Please see below selected recent presence-related change.
- "Fulfillment cannot come when the present moment is merely a struggle to bear in service of the future," wrote Arthur C. Brooks in an article for The Atlantic that described the immense benefits of the simple practice of walking. "If we want to find true satisfaction, we must instead focus on the walk that is life, with its string of present moments."

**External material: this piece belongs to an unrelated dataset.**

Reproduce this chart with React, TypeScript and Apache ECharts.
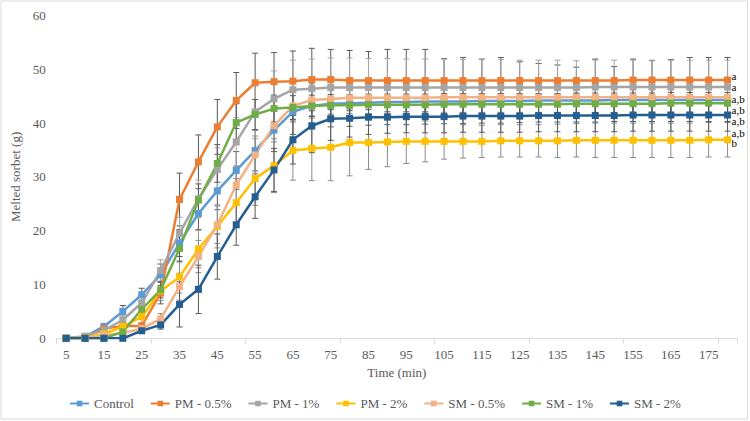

- Life is full of moments where we are meant to feel certain things. The demand starts in early childhood: it’s our birthday – and we are meant to feel happy. Dad is going away for two weeks – and we should feel sad. Our school has won at team sports – and we should want to join in with a celebratory song. Adulthood continues the injunctions: we should feel devastated at funerals, touched and hopeful at weddings, enthused and moved by our families, carefree on holiday - and, in bed with someone we like, exclusively focused on the act and its pleasures. But, in truth, our thoughts are seldom exactly in sync with outward events. They have tendencies to be vagabond, unfaithful and unruly. We rarely feel exactly what we’re meant to when we’re meant to, noted The School of Life.
- One of the dangers of emotional life, notes The School of Life, is that we find that we don't feel 'in the moment': we're at a funeral, but we don't feel sad. We're making love, but our minds are elsewhere. It's our birthday, but we're not jolly. Why is it sometimes so hard for our true inner feelings to keep pace with events in the outer world?
- Brain Pickings noted that the meaning of life has been pondered by such literary icons as Leo Tolstoy (1904), Henry Miller (1918), Anaïs Nin (1946), Viktor Frankl (1946), Italo Calvino (1975), and David Foster Wallace (2005). And although some have argued that today’s age is one where “the great dream is to trade up from money to meaning,” there is an unshakable and discomfiting sense that, in our obsession with optimising our creative routines and maximising our productivity, we have forgotten how to be truly present in the mystery of life.
- The concept the 200-year present is a way of thinking about change. The 200-year present began 100 years ago with the year of birth of the people who have reach their hundredth birthday today. The other boundary of the 200-year present, 100 years from now, is the hundredth birthday of the babies born today.
- Is living in the moment really the only way to find inner peace? Many believe there is only one "reality"; the moment we are in right "now", and that everything else is pure fantasy.
- Others believe in living the hours: for example, in the Christian monastic tradition, every day follows a rhythm of eight "Hours," which mark nuances of morning, noon, night, and between times.
- The author of the extraordinary Spell of the Sensuous explained that we have to be present, not future-oriented, before we can start to change the world.
- Since we can't directly access the past or the future, the present seems to be all we've got. Yet Jacques Derrida denied the existence of the present. And physicists argue the present has no special status. Is the present an illusion? Or do we find in the present everything that is of value, asked an iai debate?
- Focusing too much on the future can reduce our attention in the present moment, making us more likely to miss significant things that are happening now. This lack of presence can cause problems with relationships at work and home. What’s more, constantly thinking about what’s to come can leave us less productive today and worse, emotionally drained.